TASK DIRECTIONS - Leave out the pictures, then reproduce the rest of the material exactly.

SOURCE MATERIAL -

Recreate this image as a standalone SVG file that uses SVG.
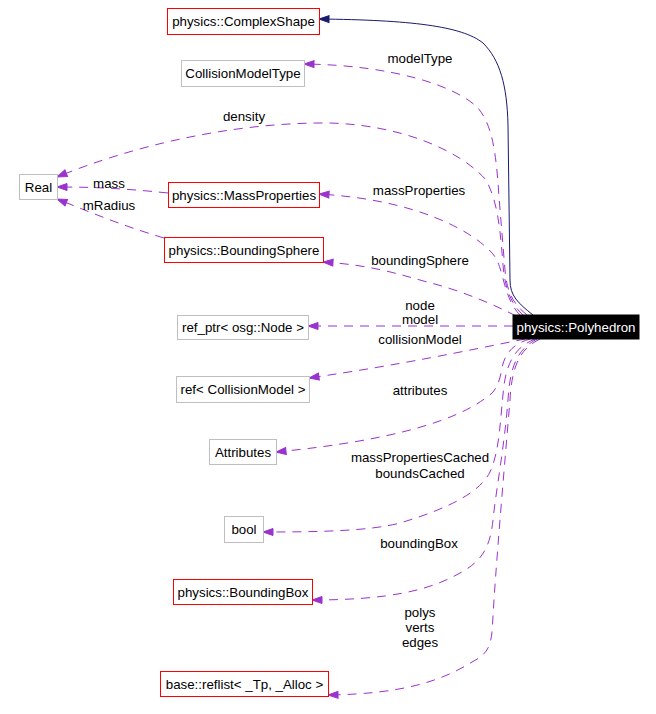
<svg xmlns="http://www.w3.org/2000/svg" width="656" height="714" viewBox="0 0 656 714">
<style>
text{font-family:"Liberation Sans",Arial,sans-serif;font-size:13.3px;fill:#000}
.n text{text-anchor:middle}
.lbl{text-anchor:middle}
.red{fill:#fff;stroke:#ff0000;stroke-width:1}
.gray{fill:#fff;stroke:#bfbfbf;stroke-width:1}
.e{fill:none;stroke:#9a32cd;stroke-width:1;stroke-dasharray:9,7;marker-end:url(#ap)}
.s{fill:none;stroke:#191970;stroke-width:1;marker-end:url(#an)}
</style>
<defs>
<marker id="ap" markerWidth="11" markerHeight="8" refX="10" refY="3.5" orient="auto" markerUnits="userSpaceOnUse" overflow="visible"><path d="M0,0 L10,3.5 L0,7 z" fill="#9a32cd" stroke="#9a32cd" stroke-width="1" stroke-dasharray="none"/></marker>
<marker id="an" markerWidth="11" markerHeight="8" refX="10" refY="3.5" orient="auto" markerUnits="userSpaceOnUse" overflow="visible"><path d="M0,0 L10,3.5 L0,7 z" fill="#191970" stroke="#191970" stroke-width="1"/></marker>
</defs>
<rect width="656" height="714" fill="#fff"/>
<g id="edges">
<path class="s" d="M533,315 C518,303 510,296 510,280 L508,125 C507,85 500,60 483,43 C462,26 410,20 319,19"/>
<path class="e" d="M527,315 C515,305 507,295 505,270 L499,197 C496,150 492,125 478,108 C455,85 390,65 304,64"/>
<path class="e" d="M523,315 C512,305 505,290 503,265 C500,225 497,200 486,180 C460,150 400,125 330,123 C230,122 130,147 57,177"/>
<path class="e" d="M168,193 C120,188 90,187 57,187"/>
<path class="e" d="M164,238 C120,225 90,212 57,199"/>
<path class="e" d="M520,315 C510,305 506,290 502,275 C498,260 495,255 487,248 C470,232 420,200 319,194"/>
<path class="e" d="M516,316 C495,305 460,290 427,282 C395,273 370,265 323,262"/>
<path class="e" d="M513,326 L308,326"/>
<path class="e" d="M525,339 C470,350 400,365 309,378"/>
<path class="e" d="M530,339 C515,343 505,352 502,368 C499,385 495,392 487,397 C460,418 400,440 276,452"/>
<path class="e" d="M535,339 C518,346 508,358 504,385 C500,420 500,450 490,472 C480,492 450,508 400,523 C370,531 320,532 263,532"/>
<path class="e" d="M537,339 C520,348 510,362 508,400 C504,450 496,490 493,520 C490,550 480,562 460,573 C430,590 390,600 312,600"/>
<path class="e" d="M540,339 C522,348 512,362 510,400 C505,460 498,540 494,600 L492,632 C490,650 485,655 472,662 C440,682 400,694 328,695"/>
</g>
<g id="labels">
<text class="lbl" x="420" y="63">modelType</text>
<text class="lbl" x="244" y="121">density</text>
<text class="lbl" x="109" y="188">mass</text>
<text class="lbl" x="109" y="210">mRadius</text>
<text class="lbl" x="419" y="195">massProperties</text>
<text class="lbl" x="420" y="265">boundingSphere</text>
<text class="lbl" x="420" y="310">node</text>
<text class="lbl" x="420" y="324">model</text>
<text class="lbl" x="420" y="344">collisionModel</text>
<text class="lbl" x="420" y="395">attributes</text>
<text class="lbl" x="420" y="462">massPropertiesCached</text>
<text class="lbl" x="420" y="478">boundsCached</text>
<text class="lbl" x="419" y="548">boundingBox</text>
<text class="lbl" x="420" y="617">polys</text>
<text class="lbl" x="420" y="632">verts</text>
<text class="lbl" x="420" y="647">edges</text>
</g>
<g id="n-polyhedron" class="n"><rect x="513" y="315" width="126" height="24" fill="#000" stroke="#000"/><text x="576" y="331.5" style="fill:#fff">physics::Polyhedron</text></g>
<g id="n-complexshape" class="n"><rect class="red" x="167.5" y="8.5" width="152" height="26"/><text x="243.5" y="26">physics::ComplexShape</text></g>
<g id="n-collisionmodeltype" class="n"><rect class="gray" x="181.5" y="60.5" width="123" height="26"/><text x="243" y="78">CollisionModelType</text></g>
<g id="n-real" class="n"><rect class="gray" x="19.5" y="174.5" width="38" height="25"/><text x="38.5" y="191.5">Real</text></g>
<g id="n-massproperties" class="n"><rect class="red" x="168.5" y="182.5" width="151" height="25"/><text x="244" y="199.5">physics::MassProperties</text></g>
<g id="n-boundingsphere" class="n"><rect class="red" x="164.5" y="237.5" width="159" height="25"/><text x="244" y="254.5">physics::BoundingSphere</text></g>
<g id="n-refptr" class="n"><rect class="gray" x="177.5" y="315.5" width="131" height="24"/><text x="243" y="332">ref_ptr&lt; osg::Node &gt;</text></g>
<g id="n-refcollisionmodel" class="n"><rect class="gray" x="176.5" y="376.5" width="133" height="26"/><text x="243" y="394">ref&lt; CollisionModel &gt;</text></g>
<g id="n-attributes" class="n"><rect class="gray" x="209.5" y="439.5" width="67" height="25"/><text x="243" y="456.5">Attributes</text></g>
<g id="n-bool" class="n"><rect class="gray" x="224.5" y="516.5" width="39" height="26"/><text x="244" y="534">bool</text></g>
<g id="n-boundingbox" class="n"><rect class="red" x="173.5" y="579.5" width="139" height="25"/><text x="243" y="596.5">physics::BoundingBox</text></g>
<g id="n-reflist" class="n"><rect class="red" x="160.5" y="671.5" width="168" height="25"/><text x="244.5" y="688.5">base::reflist&lt; _Tp, _Alloc &gt;</text></g>
</svg>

SOLUTION TO THIS PROBLEM -
Recreate this image as a standalone SVG file that uses SVG.
<svg xmlns="http://www.w3.org/2000/svg" width="656" height="714" viewBox="0 0 656 714">
<style>
text{font-family:"Liberation Sans",Arial,sans-serif;font-size:13.3px;fill:#000}
.n text{text-anchor:middle}
.lbl{text-anchor:middle}
.red{fill:#fff;stroke:#ff0000;stroke-width:1}
.gray{fill:#fff;stroke:#bfbfbf;stroke-width:1}
.e{fill:none;stroke:#9a32cd;stroke-width:1;stroke-dasharray:9,7;marker-end:url(#ap)}
.s{fill:none;stroke:#191970;stroke-width:1;marker-end:url(#an)}
</style>
<defs>
<marker id="ap" markerWidth="11" markerHeight="8" refX="10" refY="3.5" orient="auto" markerUnits="userSpaceOnUse" overflow="visible"><path d="M0,0 L10,3.5 L0,7 z" fill="#9a32cd" stroke="#9a32cd" stroke-width="1" stroke-dasharray="none"/></marker>
<marker id="an" markerWidth="11" markerHeight="8" refX="10" refY="3.5" orient="auto" markerUnits="userSpaceOnUse" overflow="visible"><path d="M0,0 L10,3.5 L0,7 z" fill="#191970" stroke="#191970" stroke-width="1"/></marker>
</defs>
<rect width="656" height="714" fill="#fff"/>
<g id="edges">
<path class="s" d="M533,315 C518,303 510,296 510,280 L508,125 C507,85 500,60 483,43 C462,26 410,20 319,19"/>
<path class="e" d="M527,315 C515,305 507,295 505,270 L499,197 C496,150 492,125 478,108 C455,85 390,65 304,64"/>
<path class="e" d="M523,315 C512,305 505,290 503,265 C500,225 497,200 486,180 C460,150 400,125 330,123 C230,122 130,147 57,177"/>
<path class="e" d="M168,193 C120,188 90,187 57,187"/>
<path class="e" d="M164,238 C120,225 90,212 57,199"/>
<path class="e" d="M520,315 C510,305 506,290 502,275 C498,260 495,255 487,248 C470,232 420,200 319,194"/>
<path class="e" d="M516,316 C495,305 460,290 427,282 C395,273 370,265 323,262"/>
<path class="e" d="M513,326 L308,326"/>
<path class="e" d="M525,339 C470,350 400,365 309,378"/>
<path class="e" d="M530,339 C515,343 505,352 502,368 C499,385 495,392 487,397 C460,418 400,440 276,452"/>
<path class="e" d="M535,339 C518,346 508,358 504,385 C500,420 500,450 490,472 C480,492 450,508 400,523 C370,531 320,532 263,532"/>
<path class="e" d="M537,339 C520,348 510,362 508,400 C504,450 496,490 493,520 C490,550 480,562 460,573 C430,590 390,600 312,600"/>
<path class="e" d="M540,339 C522,348 512,362 510,400 C505,460 498,540 494,600 L492,632 C490,650 485,655 472,662 C440,682 400,694 328,695"/>
</g>
<g id="labels">
<text class="lbl" x="420" y="63">modelType</text>
<text class="lbl" x="244" y="121">density</text>
<text class="lbl" x="109" y="188">mass</text>
<text class="lbl" x="109" y="210">mRadius</text>
<text class="lbl" x="419" y="195">massProperties</text>
<text class="lbl" x="420" y="265">boundingSphere</text>
<text class="lbl" x="420" y="310">node</text>
<text class="lbl" x="420" y="324">model</text>
<text class="lbl" x="420" y="344">collisionModel</text>
<text class="lbl" x="420" y="395">attributes</text>
<text class="lbl" x="420" y="462">massPropertiesCached</text>
<text class="lbl" x="420" y="478">boundsCached</text>
<text class="lbl" x="419" y="548">boundingBox</text>
<text class="lbl" x="420" y="617">polys</text>
<text class="lbl" x="420" y="632">verts</text>
<text class="lbl" x="420" y="647">edges</text>
</g>
<g id="n-polyhedron" class="n"><rect x="513" y="315" width="126" height="24" fill="#000" stroke="#000"/><text x="576" y="331.5" style="fill:#fff">physics::Polyhedron</text></g>
<g id="n-complexshape" class="n"><rect class="red" x="167.5" y="8.5" width="152" height="26"/><text x="243.5" y="26">physics::ComplexShape</text></g>
<g id="n-collisionmodeltype" class="n"><rect class="gray" x="181.5" y="60.5" width="123" height="26"/><text x="243" y="78">CollisionModelType</text></g>
<g id="n-real" class="n"><rect class="gray" x="19.5" y="174.5" width="38" height="25"/><text x="38.5" y="191.5">Real</text></g>
<g id="n-massproperties" class="n"><rect class="red" x="168.5" y="182.5" width="151" height="25"/><text x="244" y="199.5">physics::MassProperties</text></g>
<g id="n-boundingsphere" class="n"><rect class="red" x="164.5" y="237.5" width="159" height="25"/><text x="244" y="254.5">physics::BoundingSphere</text></g>
<g id="n-refptr" class="n"><rect class="gray" x="177.5" y="315.5" width="131" height="24"/><text x="243" y="332">ref_ptr&lt; osg::Node &gt;</text></g>
<g id="n-refcollisionmodel" class="n"><rect class="gray" x="176.5" y="376.5" width="133" height="26"/><text x="243" y="394">ref&lt; CollisionModel &gt;</text></g>
<g id="n-attributes" class="n"><rect class="gray" x="209.5" y="439.5" width="67" height="25"/><text x="243" y="456.5">Attributes</text></g>
<g id="n-bool" class="n"><rect class="gray" x="224.5" y="516.5" width="39" height="26"/><text x="244" y="534">bool</text></g>
<g id="n-boundingbox" class="n"><rect class="red" x="173.5" y="579.5" width="139" height="25"/><text x="243" y="596.5">physics::BoundingBox</text></g>
<g id="n-reflist" class="n"><rect class="red" x="160.5" y="671.5" width="168" height="25"/><text x="244.5" y="688.5">base::reflist&lt; _Tp, _Alloc &gt;</text></g>
</svg>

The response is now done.